The two – Canadian journalist Mohamed Fahmy and Egyptian national Baher Mohammed – were set to be released yesterday.

The state-run MENA news agency said a third person from the case – which included multiple other defendants along with Australian journalist Peter Greste – was also pardoned but was not identified by name. Greste was deported earlier this year.

A tweet from Fahmy’s account yesterday afternoon said: “Thank you to all the supporters sending us the news, we have heard and are very happy. AJ Staff is Free!” “I don’t know what to say. It is done. Thank God, thank God,” said Fahmy’s brother Adel.

The three were sentenced to three years in prison last month for airing what a court described as “false news” and biased coverage. There was no immediate comment from the Al-Jazeera network, which is based in Doha, Qatar.

Prominent Egyptian activists Yara Sallam and Sanaa Seif were among about 100 people pardoned by President Abdel-Fattah el-Sissi, according to MENA, on the eve of the major Muslim holiday of Eid al-Adha, when Egyptian presidents usually pardon convicts for health or other reasons.

The pardon also comes a day before el-Sissi is to travel to New York to attend the United Nations General Assembly.

Fahmy’s lawyer, Khaled Abu Bakr, confirmed the pardon and said he hopes it will be “repeated with many others jailed.”

“I was sure the president was going to issue such a decision. Mohammed is a professional, innocent journalist,” Abu Bakr said.

On Tuesday in Australia, Greste attended the dedication of a war correspondents’ memorial at the Australian War Memorial in Canberra.

Prime Minister Malcolm Turnbull spoke to him and vowed to press Egypt for a pardon for him and his colleagues.

The long-running trial of the three Al-Jazeera staff is entangled in the wider political conflict between Egypt and Qatar, where Al-Jazeera is based, following the Egyptian army’s 2013 ousting of Islamist President Mohammed Morsi, a Muslim Brotherhood member.

The case began in December 2013, when Egyptian security forces raided the hotel suite used by Al-Jazeera at the time to report from Egypt.

The journalists began using the hotel as a base after the Al-Jazeera English office near Tahrir Square was raided by police.

Authorities arrested Fahmy, Greste and Mohammed, later charging them with allegedly being part of Morsi’s Muslim Brotherhood, which authorities have declared a terrorist organisation, airing falsified footage intended to damage national security. The three men initially were convicted on June 23, 2014, with Greste and Fahmy sentenced to seven years in prison and Mohammed to 10 years for also being found with a spent bullet casing.
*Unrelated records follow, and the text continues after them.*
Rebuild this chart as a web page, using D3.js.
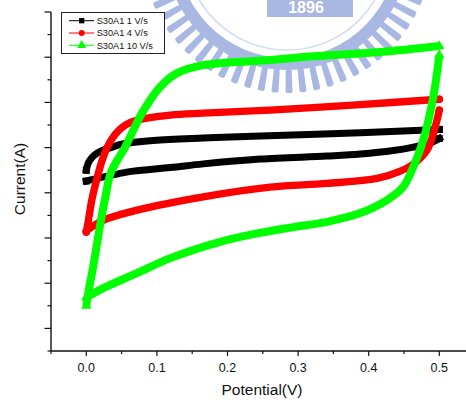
<!DOCTYPE html>
<html>
<head>
<meta charset="utf-8">
<script src="https://cdn.jsdelivr.net/npm/d3@7"></script>
<style>
  html, body { margin: 0; padding: 0; background: #fff; }
  svg { display: block; font-family: "Liberation Sans", Arial, sans-serif; }
</style>
</head>
<body>
<svg id="chart" width="466" height="402"></svg>
<script>
// Cyclic voltammetry loops of sample S30A1 at three scan rates.
// Each loop: [potential (V), current (arb. units)] for the anodic (forward) and cathodic (reverse) sweeps.
const seriesNames = ["S30A1 1 V/s", "S30A1 4 V/s", "S30A1 10 V/s"];

const s1Forward = [[0, 0.50], [0.0028, 0.66], [0.0085, 0.79], [0.0156, 0.88], [0.0241, 0.945], [0.0368, 1.01],
  [0.0482, 1.07], [0.0949, 1.155], [0.1657, 1.21], [0.2465, 1.254], [0.3881, 1.327], [0.5, 1.40]];
const s1Reverse = [[0.5, 1.20], [0.4873, 1.10], [0.4632, 1.011], [0.4348, 0.934], [0.3881, 0.856], [0.3409, 0.812],
  [0.2465, 0.746], [0.1657, 0.64], [0.119, 0.558], [0.0666, 0.48], [0.0453, 0.42], [0.0198, 0.336], [0, 0.26]];

const s4Forward = [[0, -0.87], [0.0028, -0.63], [0.0078, -0.16], [0.0142, 0.26], [0.0212, 0.657], [0.0297, 1.011],
  [0.0411, 1.30], [0.0552, 1.498], [0.0722, 1.608], [0.119, 1.719], [0.1657, 1.763], [0.2606, 1.83],
  [0.3881, 1.951], [0.5, 2.07]];
const s4Reverse = [[0.5, 1.83], [0.4943, 1.46], [0.4826, 0.945], [0.4632, 0.635], [0.4448, 0.48], [0.4118, 0.319],
  [0.3409, 0.208], [0.2606, 0.126], [0.1657, -0.088], [0.0718, -0.383], [0.0245, -0.604], [0.0057, -0.78],
  [0, -0.85]];

const s10Forward = [[0, -2.50], [0.0042, -2.086], [0.0089, -1.71], [0.0149, -1.157], [0.0208, -0.604],
  [0.0276, -0.051], [0.035, 0.458], [0.0552, 1.018], [0.0789, 1.763], [0.1048, 2.345],
  [0.1285, 2.648], [0.1657, 2.825], [0.2606, 2.936], [0.3031, 3.0], [0.4164, 3.113], [0.5, 3.246]];
const s10Reverse = [[0.5, 3.046], [0.4915, 2.124], [0.4773, 1.166], [0.4632, 0.575], [0.449, 0.133],
  [0.4259, -0.162], [0.3881, -0.449], [0.3409, -0.642], [0.2932, -0.759], [0.2465, -0.885], [0.1898, -1.084],
  [0.119, -1.445], [0.0718, -1.777], [0.0241, -2.108], [0.0057, -2.263], [0, -2.31]];

// Axis ticks
const xMajorTicks = [0, 0.1, 0.2, 0.3, 0.4, 0.5];
const xMinorTicks = [-0.05, 0.05, 0.15, 0.25, 0.35, 0.45, 0.55];
const yMajorTicks = [-3, -2, -1, 0, 1, 2, 3, 4];
const yMinorTicks = [-3.5, -2.5, -1.5, -0.5, 0.5, 1.5, 2.5, 3.5];

const svg = d3.select("#chart");

// Plot frame
const plotLeft = 51, plotBottom = 351, plotTop = 12;
const x = d3.scaleLinear().domain([-0.05, 0.55]).range([plotLeft, plotLeft + 423.6]);
const y = d3.scaleLinear().domain([-3.5, 4]).range([plotBottom, plotTop]);

// Faint institutional seal in the background
const seal = svg.append("g").attr("opacity", 0.68);
const sealCx = 287, sealCy = -52, rIn = 110, rBand = 122, rOut = 145;
const sealColor = "#7f97d6";
const ring = d3.arc().startAngle(0).endAngle(2 * Math.PI);
seal.append("path")
  .attr("transform", `translate(${sealCx},${sealCy})`)
  .attr("d", ring.innerRadius(rIn).outerRadius(rBand)())
  .attr("fill", sealColor);
d3.range(0, 360, 5.6).forEach(a => {
  seal.append("path")
    .attr("transform", `translate(${sealCx},${sealCy})`)
    .attr("d", d3.arc().innerRadius(rBand - 1).outerRadius(rOut).cornerRadius(2)
      .startAngle((a - 1.4) * Math.PI / 180).endAngle((a + 1.4) * Math.PI / 180)())
    .attr("fill", sealColor);
});
seal.append("circle").attr("cx", sealCx).attr("cy", sealCy).attr("r", rIn - 8)
  .attr("fill", "none").attr("stroke", sealColor).attr("stroke-opacity", 0.5).attr("stroke-width", 1.5);
seal.append("rect").attr("x", 267).attr("y", -4).attr("width", 86).attr("height", 21).attr("fill", sealColor);
seal.append("text").attr("x", 306).attr("y", 13).attr("text-anchor", "middle")
  .attr("font-size", 16).attr("font-weight", "bold").attr("fill", "#fff").text("1896");

// Axes
const axisColor = "#111";
const gx = svg.append("g").attr("transform", `translate(0,${plotBottom})`);
gx.append("line").attr("x1", plotLeft).attr("x2", 466).attr("stroke", axisColor).attr("stroke-width", 1.4);
gx.selectAll(".maj").data(xMajorTicks).join("line").attr("class", "maj")
  .attr("x1", d => x(d)).attr("x2", d => x(d)).attr("y1", 0).attr("y2", 5)
  .attr("stroke", axisColor).attr("stroke-width", 1.2);
gx.selectAll(".min").data(xMinorTicks).join("line").attr("class", "min")
  .attr("x1", d => x(d)).attr("x2", d => x(d)).attr("y1", 0).attr("y2", 3)
  .attr("stroke", axisColor).attr("stroke-width", 1.2);
gx.selectAll("text").data(xMajorTicks).join("text")
  .attr("x", d => x(d)).attr("y", 21).attr("text-anchor", "middle")
  .attr("font-size", 12.5).attr("fill", "#111").text(d3.format(".1f"));

const gy = svg.append("g").attr("transform", `translate(${plotLeft},0)`);
gy.append("line").attr("y1", plotTop).attr("y2", plotBottom).attr("stroke", axisColor).attr("stroke-width", 1.4);
gy.selectAll(".maj").data(yMajorTicks).join("line").attr("class", "maj")
  .attr("y1", d => y(d)).attr("y2", d => y(d)).attr("x1", 0).attr("x2", -6.5)
  .attr("stroke", axisColor).attr("stroke-width", 1.2);
gy.selectAll(".min").data(yMinorTicks).join("line").attr("class", "min")
  .attr("y1", d => y(d)).attr("y2", d => y(d)).attr("x1", 0).attr("x2", -3.5)
  .attr("stroke", axisColor).attr("stroke-width", 1.2);

// Axis titles
svg.append("text").attr("x", 262).attr("y", 395).attr("text-anchor", "middle")
  .attr("font-size", 15.5).attr("fill", "#111").text("Potential(V)");
svg.append("text").attr("transform", "translate(25,179) rotate(-90)").attr("text-anchor", "middle")
  .attr("font-size", 15.5).attr("fill", "#111").text("Current(A)");

// CV loops: thick sweep traces, with the scatter symbol at each end of a sweep
const line = d3.line().x(d => x(d[0])).y(d => y(d[1])).curve(d3.curveCatmullRom.alpha(0.5));
const series = [
  { name: seriesNames[0], color: "#000", width: 7, branches: [s1Forward, s1Reverse], symbol: d3.symbolSquare, size: 49, cap: "square" },
  { name: seriesNames[1], color: "#ff0000", width: 7.4, branches: [s4Forward, s4Reverse], symbol: d3.symbolCircle, size: 43, cap: "round" },
  { name: seriesNames[2], color: "#00ff00", width: 8, branches: [s10Forward, s10Reverse], symbol: d3.symbolTriangle, size: 46, cap: "butt" }
];

series.forEach(s => {
  const g = svg.append("g");
  s.branches.forEach(b => {
    g.append("path").attr("d", line(b)).attr("fill", "none")
      .attr("stroke", s.color).attr("stroke-width", s.width)
      .attr("stroke-linecap", s.cap).attr("stroke-linejoin", "round");
    g.selectAll(null).data([b[0], b[b.length - 1]]).join("path")
      .attr("transform", d => `translate(${x(d[0])},${y(d[1])})`)
      .attr("d", d3.symbol().type(s.symbol).size(s.size))
      .attr("fill", s.color);
  });
});

// Legend
const lg = svg.append("g");
lg.append("rect").attr("x", 61.5).attr("y", 12.5).attr("width", 103).attr("height", 41)
  .attr("fill", "#fff").attr("stroke", "#222").attr("stroke-width", 1);
const legendSym = [28, 28, 36];
series.forEach((s, i) => {
  const ly = 20.7 + i * 12.3;
  lg.append("line").attr("x1", 69).attr("x2", 94).attr("y1", ly).attr("y2", ly)
    .attr("stroke", s.color).attr("stroke-width", 1);
  lg.append("path").attr("transform", `translate(81.7,${ly})`)
    .attr("d", d3.symbol().type(s.symbol).size(legendSym[i])).attr("fill", s.color);
  lg.append("text").attr("x", 96.7).attr("y", ly + 3.4).attr("font-size", 9.2).attr("fill", "#111").text(s.name);
});
</script>
</body>
</html>
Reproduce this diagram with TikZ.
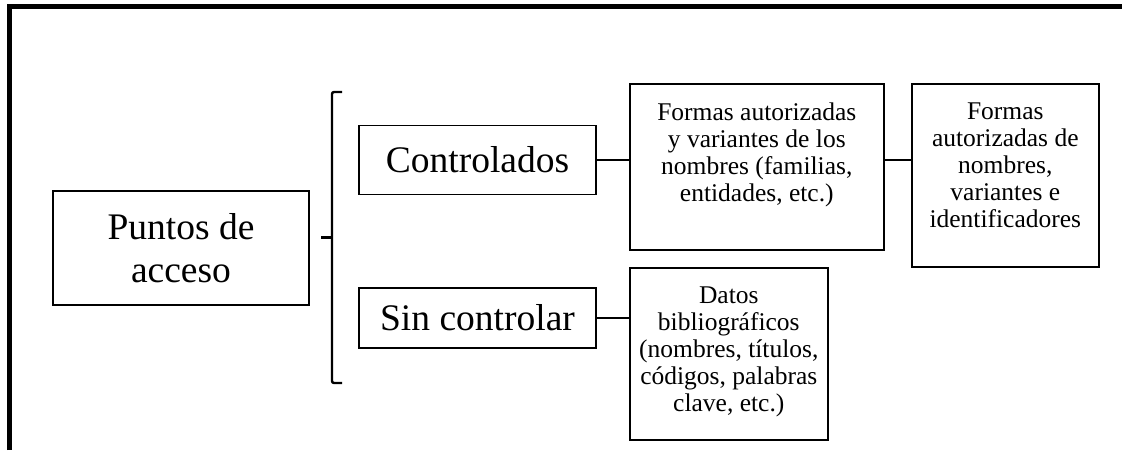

That ruling was later overturned on appeal by Egypt’s Court of Cassation, which said the initial proceedings were marred by violations of the defendants’ rights, but a retrial was ordered, ending with last month’s convictions.

A spokeswoman for Canada’s foreign affairs department said Canada was “pleased” with the pardon and “will assist to facilitate his departure from Egypt. We look forward to Mr Fahmy reuniting with his family and loved ones, and his return to Canada.”